**** Raw data

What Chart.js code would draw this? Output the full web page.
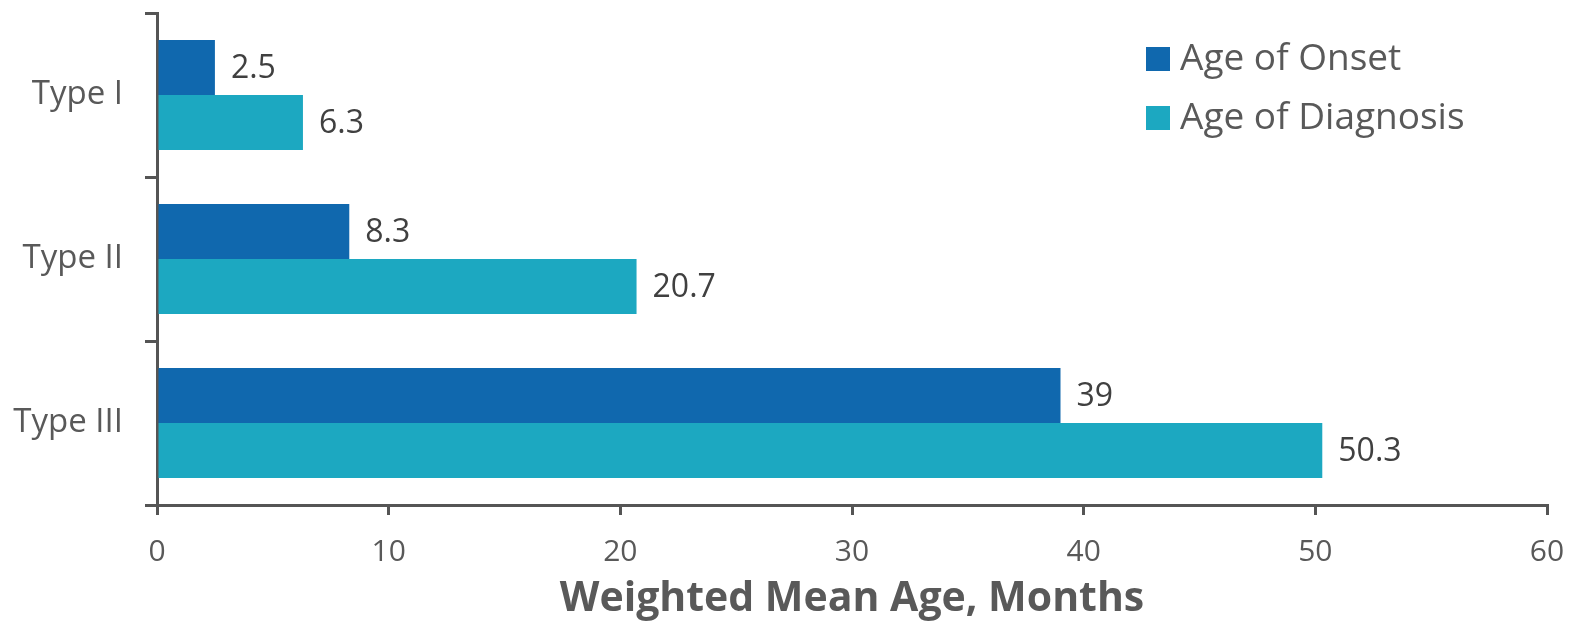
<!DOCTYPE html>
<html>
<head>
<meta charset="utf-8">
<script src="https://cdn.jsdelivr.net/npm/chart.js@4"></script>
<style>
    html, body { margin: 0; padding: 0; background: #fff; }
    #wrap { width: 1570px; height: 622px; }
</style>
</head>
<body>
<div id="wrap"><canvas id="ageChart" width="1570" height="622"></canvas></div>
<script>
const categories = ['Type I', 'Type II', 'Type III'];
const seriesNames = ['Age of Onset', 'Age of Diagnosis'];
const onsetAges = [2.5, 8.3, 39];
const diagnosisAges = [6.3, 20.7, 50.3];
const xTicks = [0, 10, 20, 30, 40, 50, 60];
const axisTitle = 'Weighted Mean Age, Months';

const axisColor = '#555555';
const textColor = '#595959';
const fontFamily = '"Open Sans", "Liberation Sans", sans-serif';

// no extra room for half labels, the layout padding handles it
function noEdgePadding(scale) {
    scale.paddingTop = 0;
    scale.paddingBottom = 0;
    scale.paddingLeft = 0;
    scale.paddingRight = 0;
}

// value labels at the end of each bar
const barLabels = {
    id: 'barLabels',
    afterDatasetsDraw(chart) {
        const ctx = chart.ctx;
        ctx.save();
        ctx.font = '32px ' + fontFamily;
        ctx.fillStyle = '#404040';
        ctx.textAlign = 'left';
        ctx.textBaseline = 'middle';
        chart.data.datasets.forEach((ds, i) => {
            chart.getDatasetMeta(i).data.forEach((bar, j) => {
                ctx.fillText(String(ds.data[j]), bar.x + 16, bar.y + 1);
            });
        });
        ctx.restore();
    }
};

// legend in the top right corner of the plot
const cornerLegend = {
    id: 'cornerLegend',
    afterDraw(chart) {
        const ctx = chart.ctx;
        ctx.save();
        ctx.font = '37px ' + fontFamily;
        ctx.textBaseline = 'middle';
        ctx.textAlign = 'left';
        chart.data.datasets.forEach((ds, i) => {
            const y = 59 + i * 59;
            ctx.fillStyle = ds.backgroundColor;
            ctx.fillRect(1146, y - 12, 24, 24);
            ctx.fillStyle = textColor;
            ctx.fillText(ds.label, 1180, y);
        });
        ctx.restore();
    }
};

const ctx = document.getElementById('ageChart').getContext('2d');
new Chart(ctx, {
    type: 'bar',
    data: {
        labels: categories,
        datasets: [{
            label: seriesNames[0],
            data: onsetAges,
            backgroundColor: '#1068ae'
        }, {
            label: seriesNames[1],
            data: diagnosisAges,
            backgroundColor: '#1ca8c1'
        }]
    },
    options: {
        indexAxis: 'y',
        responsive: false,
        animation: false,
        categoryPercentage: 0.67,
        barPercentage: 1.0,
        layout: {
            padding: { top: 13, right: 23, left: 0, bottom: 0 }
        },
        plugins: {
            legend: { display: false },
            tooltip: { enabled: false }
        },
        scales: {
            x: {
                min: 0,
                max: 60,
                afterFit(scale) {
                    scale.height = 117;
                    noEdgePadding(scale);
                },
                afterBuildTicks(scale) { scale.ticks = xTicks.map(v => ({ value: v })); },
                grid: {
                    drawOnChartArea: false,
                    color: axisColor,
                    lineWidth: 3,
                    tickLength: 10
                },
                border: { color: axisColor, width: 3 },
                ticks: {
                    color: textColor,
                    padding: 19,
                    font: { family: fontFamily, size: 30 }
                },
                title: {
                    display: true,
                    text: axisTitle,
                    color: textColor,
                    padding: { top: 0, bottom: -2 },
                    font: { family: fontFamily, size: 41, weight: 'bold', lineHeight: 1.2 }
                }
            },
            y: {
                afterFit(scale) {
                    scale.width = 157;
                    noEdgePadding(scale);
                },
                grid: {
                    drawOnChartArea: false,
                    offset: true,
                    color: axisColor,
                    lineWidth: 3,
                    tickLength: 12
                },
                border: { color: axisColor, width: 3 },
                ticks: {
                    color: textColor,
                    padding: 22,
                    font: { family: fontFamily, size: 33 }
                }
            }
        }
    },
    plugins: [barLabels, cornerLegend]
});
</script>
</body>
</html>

********
**** Raw data

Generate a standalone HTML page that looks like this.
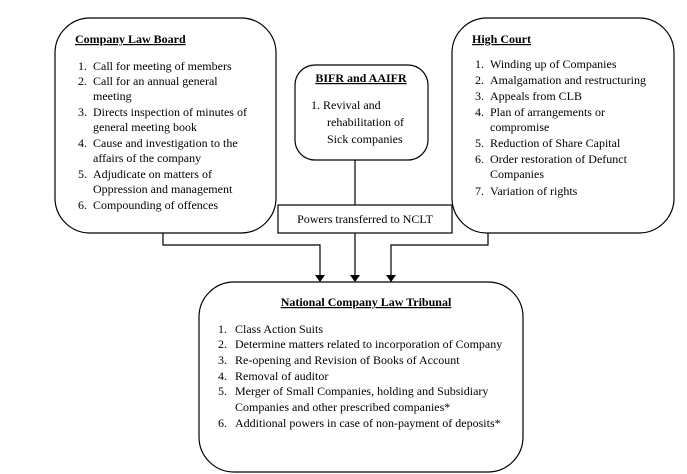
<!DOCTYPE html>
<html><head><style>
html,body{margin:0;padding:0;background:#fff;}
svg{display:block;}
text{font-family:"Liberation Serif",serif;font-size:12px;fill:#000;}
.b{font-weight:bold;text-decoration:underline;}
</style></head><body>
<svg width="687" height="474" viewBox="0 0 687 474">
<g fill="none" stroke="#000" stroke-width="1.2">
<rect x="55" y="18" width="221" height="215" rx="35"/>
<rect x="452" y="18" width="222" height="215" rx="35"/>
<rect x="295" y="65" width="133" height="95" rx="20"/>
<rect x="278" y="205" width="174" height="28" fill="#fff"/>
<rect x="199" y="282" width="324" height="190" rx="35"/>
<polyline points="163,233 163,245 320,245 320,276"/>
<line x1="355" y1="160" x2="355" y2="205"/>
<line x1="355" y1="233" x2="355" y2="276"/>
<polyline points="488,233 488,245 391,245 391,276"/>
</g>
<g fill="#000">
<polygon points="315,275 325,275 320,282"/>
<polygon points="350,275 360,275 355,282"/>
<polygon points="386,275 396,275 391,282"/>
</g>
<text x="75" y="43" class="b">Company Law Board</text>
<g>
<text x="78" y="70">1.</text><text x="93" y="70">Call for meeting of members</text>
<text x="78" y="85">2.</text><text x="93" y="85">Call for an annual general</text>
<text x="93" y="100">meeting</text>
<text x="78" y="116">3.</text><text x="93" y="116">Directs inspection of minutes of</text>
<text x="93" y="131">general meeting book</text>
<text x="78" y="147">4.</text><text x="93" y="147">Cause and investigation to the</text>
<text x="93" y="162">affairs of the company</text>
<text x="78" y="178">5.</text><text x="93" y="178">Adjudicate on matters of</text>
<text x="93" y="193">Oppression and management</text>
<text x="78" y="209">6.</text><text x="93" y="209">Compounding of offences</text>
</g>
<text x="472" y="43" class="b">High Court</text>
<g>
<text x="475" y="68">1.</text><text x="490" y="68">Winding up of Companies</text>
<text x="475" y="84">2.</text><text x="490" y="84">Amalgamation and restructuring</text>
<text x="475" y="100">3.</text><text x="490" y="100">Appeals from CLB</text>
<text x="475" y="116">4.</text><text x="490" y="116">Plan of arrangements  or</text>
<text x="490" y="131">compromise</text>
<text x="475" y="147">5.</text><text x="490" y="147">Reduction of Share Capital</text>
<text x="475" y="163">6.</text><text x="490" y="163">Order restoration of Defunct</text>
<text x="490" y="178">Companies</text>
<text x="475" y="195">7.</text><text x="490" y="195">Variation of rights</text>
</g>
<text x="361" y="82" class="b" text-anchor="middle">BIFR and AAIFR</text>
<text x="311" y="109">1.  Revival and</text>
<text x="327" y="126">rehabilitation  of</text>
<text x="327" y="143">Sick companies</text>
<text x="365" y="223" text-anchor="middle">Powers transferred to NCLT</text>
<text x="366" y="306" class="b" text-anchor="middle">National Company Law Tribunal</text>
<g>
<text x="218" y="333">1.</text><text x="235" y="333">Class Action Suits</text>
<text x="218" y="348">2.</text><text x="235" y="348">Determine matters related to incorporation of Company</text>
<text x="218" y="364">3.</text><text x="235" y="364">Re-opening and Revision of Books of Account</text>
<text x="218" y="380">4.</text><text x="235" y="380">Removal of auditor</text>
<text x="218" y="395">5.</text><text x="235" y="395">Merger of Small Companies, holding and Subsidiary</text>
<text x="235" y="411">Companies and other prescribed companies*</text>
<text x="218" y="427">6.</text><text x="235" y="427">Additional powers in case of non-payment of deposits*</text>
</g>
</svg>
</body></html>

********
**** Raw data

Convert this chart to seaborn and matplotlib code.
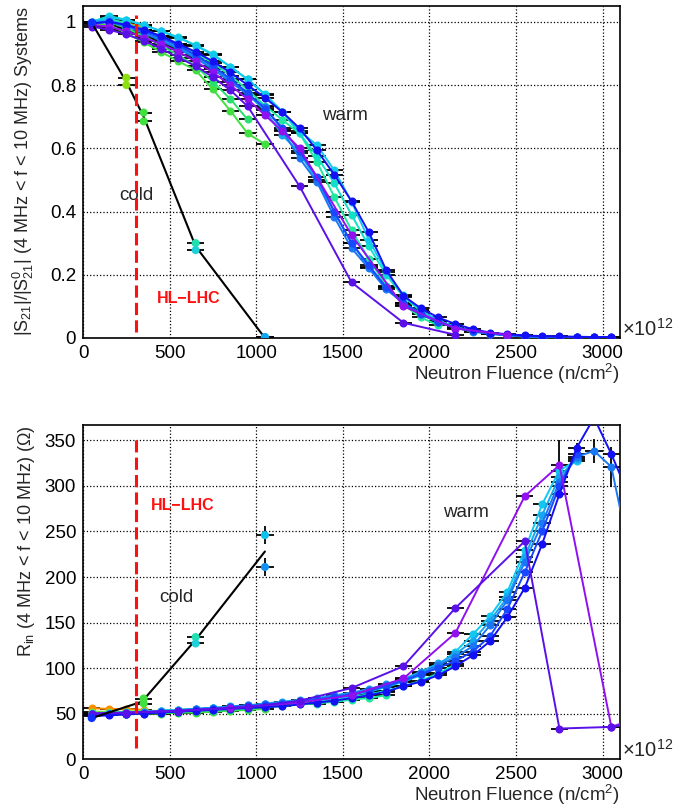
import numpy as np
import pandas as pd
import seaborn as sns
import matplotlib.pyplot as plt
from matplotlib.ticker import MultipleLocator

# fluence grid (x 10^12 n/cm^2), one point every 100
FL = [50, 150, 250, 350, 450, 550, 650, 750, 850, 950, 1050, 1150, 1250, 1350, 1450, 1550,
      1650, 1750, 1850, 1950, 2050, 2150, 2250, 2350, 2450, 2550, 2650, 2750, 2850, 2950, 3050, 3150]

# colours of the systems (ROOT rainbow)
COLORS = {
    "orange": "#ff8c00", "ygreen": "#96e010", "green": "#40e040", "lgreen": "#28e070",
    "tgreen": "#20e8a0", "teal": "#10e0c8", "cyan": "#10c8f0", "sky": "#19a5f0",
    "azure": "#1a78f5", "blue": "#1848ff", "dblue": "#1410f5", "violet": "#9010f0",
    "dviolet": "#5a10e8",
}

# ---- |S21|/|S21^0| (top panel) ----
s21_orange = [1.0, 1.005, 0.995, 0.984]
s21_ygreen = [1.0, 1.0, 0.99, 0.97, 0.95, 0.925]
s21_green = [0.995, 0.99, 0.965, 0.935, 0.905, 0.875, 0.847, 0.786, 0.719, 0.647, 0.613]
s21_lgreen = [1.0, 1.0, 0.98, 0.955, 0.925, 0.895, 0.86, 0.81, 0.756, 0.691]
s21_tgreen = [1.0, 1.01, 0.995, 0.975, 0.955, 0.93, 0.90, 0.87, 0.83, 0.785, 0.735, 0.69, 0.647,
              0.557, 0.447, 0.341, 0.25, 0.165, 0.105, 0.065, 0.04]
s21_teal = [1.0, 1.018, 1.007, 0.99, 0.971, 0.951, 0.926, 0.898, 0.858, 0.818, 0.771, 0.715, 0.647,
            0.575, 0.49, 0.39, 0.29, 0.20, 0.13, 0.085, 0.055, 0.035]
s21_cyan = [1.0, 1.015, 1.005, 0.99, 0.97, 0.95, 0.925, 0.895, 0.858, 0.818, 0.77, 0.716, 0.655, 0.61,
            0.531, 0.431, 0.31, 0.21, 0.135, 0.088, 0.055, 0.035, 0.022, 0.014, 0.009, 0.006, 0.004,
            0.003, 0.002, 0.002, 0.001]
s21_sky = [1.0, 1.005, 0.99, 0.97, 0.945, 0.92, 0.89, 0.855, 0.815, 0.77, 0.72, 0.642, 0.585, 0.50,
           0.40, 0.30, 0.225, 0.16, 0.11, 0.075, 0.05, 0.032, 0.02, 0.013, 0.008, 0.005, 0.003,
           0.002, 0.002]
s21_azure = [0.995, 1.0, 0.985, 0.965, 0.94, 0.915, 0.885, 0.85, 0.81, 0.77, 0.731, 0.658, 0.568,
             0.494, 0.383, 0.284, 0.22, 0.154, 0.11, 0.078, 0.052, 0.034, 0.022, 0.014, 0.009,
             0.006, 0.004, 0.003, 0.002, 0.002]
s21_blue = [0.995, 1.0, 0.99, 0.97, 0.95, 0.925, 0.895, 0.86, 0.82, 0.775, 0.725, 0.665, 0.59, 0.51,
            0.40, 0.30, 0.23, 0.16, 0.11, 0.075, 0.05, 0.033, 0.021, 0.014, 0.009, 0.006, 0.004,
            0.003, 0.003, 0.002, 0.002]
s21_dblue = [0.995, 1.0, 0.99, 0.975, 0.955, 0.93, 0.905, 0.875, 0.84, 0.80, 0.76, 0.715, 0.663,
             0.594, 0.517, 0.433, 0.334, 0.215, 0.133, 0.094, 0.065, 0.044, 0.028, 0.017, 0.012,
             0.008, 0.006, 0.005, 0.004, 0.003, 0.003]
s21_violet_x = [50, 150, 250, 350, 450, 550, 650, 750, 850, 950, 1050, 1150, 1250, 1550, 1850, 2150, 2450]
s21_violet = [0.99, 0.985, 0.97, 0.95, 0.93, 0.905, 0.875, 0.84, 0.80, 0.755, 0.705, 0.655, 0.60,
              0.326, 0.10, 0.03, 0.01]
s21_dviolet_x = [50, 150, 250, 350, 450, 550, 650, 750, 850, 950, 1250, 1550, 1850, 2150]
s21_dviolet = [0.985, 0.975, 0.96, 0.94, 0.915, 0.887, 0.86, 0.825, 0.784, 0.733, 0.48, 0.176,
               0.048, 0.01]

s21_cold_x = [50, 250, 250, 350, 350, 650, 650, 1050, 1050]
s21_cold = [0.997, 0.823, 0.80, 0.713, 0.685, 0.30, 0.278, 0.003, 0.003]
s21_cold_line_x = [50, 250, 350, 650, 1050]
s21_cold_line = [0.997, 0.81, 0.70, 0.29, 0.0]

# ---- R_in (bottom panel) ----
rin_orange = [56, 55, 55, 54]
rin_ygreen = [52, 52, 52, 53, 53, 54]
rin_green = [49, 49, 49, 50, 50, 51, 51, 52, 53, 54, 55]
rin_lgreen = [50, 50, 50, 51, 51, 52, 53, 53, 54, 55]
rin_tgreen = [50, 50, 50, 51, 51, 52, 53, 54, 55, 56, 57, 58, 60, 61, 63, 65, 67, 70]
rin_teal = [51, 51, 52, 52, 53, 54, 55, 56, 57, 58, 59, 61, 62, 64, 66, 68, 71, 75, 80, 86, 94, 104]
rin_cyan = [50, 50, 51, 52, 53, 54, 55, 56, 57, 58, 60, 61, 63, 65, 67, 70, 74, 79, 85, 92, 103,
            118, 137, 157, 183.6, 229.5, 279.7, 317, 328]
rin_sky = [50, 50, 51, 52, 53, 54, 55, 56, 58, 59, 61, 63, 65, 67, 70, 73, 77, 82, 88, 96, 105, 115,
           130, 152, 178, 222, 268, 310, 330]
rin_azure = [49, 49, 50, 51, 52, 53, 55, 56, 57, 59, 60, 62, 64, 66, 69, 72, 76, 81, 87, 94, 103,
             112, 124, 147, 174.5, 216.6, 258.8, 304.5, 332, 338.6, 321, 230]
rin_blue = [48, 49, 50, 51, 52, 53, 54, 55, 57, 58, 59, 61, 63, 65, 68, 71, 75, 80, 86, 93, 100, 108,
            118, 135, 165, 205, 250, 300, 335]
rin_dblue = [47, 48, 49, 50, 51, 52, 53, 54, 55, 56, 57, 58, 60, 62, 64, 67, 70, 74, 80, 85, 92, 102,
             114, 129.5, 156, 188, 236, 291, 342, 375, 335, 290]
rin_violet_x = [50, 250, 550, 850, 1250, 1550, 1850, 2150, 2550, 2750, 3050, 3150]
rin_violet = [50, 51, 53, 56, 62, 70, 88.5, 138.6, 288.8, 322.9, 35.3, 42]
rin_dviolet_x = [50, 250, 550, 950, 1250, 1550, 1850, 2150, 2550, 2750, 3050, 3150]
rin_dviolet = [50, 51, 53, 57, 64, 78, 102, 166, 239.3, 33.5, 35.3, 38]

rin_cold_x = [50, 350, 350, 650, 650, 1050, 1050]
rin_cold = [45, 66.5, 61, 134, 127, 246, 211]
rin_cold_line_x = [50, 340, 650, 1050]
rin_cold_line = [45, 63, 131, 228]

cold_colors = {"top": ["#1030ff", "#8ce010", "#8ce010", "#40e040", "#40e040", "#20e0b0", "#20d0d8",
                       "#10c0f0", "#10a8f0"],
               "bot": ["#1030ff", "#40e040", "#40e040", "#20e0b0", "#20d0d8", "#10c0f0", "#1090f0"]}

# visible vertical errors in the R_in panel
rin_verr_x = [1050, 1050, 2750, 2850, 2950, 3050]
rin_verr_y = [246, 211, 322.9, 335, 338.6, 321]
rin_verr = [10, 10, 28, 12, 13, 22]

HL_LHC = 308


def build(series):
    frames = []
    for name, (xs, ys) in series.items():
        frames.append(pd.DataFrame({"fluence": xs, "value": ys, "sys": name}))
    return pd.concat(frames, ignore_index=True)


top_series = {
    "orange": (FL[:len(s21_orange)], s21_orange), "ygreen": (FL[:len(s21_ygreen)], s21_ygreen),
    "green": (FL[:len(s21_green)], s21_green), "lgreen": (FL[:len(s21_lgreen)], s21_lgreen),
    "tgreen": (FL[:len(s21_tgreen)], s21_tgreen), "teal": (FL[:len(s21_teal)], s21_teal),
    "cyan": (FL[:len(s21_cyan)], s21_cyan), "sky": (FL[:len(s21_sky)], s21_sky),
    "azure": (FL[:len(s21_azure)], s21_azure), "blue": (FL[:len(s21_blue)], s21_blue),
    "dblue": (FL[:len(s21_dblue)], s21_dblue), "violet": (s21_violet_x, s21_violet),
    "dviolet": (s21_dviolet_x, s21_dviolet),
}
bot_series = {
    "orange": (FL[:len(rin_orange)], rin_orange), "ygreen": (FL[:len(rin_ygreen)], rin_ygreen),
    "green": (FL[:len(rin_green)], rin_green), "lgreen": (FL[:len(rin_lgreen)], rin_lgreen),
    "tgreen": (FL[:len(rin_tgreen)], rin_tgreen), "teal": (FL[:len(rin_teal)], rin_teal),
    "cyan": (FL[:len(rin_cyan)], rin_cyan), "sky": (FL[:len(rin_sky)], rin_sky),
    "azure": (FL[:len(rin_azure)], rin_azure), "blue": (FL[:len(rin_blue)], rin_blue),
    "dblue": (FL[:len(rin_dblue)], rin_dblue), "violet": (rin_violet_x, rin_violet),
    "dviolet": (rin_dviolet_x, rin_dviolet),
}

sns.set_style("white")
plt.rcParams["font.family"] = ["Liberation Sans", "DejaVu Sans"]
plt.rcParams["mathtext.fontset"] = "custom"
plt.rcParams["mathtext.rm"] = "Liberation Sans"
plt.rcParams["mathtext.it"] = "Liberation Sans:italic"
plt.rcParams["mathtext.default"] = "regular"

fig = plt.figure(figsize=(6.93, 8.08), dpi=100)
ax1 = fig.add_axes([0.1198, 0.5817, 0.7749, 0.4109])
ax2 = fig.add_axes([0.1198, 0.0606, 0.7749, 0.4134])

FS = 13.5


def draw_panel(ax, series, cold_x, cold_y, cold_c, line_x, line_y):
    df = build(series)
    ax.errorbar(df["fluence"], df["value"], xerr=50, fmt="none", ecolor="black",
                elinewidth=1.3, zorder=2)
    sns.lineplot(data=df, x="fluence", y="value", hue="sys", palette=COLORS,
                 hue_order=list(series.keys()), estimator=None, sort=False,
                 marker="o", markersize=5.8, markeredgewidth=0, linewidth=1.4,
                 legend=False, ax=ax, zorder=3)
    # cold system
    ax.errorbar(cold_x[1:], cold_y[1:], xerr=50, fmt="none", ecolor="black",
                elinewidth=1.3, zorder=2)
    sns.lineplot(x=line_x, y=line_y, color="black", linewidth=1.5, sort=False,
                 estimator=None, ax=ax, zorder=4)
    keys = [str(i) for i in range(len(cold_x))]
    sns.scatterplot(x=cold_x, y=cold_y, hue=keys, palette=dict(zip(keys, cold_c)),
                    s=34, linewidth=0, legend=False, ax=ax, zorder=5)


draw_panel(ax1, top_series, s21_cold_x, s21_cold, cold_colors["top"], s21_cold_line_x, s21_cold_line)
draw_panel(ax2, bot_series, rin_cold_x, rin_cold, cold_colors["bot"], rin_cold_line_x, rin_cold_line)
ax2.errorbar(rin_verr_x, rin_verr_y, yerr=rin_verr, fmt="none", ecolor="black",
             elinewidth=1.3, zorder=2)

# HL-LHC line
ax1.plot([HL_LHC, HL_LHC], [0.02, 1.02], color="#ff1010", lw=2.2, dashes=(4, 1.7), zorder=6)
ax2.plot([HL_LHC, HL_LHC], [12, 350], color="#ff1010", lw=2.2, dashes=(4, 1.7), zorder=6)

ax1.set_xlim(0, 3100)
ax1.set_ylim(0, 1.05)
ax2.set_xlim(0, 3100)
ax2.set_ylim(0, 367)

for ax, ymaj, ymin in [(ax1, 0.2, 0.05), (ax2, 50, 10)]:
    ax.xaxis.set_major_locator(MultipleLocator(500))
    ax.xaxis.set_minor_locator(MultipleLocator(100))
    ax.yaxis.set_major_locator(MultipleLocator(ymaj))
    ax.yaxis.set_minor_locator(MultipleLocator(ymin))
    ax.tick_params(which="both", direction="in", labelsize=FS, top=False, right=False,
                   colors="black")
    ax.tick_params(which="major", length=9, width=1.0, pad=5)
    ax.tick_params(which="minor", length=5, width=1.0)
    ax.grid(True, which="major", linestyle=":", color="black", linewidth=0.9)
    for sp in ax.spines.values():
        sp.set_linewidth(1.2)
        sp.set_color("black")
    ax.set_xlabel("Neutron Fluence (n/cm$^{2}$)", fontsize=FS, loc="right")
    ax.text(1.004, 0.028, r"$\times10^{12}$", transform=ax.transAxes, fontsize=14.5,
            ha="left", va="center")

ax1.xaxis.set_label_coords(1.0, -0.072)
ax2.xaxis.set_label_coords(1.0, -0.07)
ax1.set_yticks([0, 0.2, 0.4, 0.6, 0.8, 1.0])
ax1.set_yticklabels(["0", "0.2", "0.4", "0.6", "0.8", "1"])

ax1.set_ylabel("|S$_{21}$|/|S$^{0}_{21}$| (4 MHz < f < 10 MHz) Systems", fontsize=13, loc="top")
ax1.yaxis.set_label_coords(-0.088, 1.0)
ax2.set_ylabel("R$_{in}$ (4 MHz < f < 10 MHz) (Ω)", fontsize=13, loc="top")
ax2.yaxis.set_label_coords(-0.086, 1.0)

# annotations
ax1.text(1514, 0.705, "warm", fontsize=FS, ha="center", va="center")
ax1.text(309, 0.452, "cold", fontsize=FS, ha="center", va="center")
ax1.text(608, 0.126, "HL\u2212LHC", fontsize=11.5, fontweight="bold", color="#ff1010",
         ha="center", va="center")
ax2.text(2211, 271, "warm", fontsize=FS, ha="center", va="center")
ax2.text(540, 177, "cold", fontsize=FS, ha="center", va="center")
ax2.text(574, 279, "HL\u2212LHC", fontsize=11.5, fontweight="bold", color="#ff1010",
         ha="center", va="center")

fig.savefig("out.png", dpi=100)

********

Task directions:
Gather all lines of the records that include the word "seaborn".

In response:
Convert this chart to seaborn and matplotlib code.
import seaborn as sns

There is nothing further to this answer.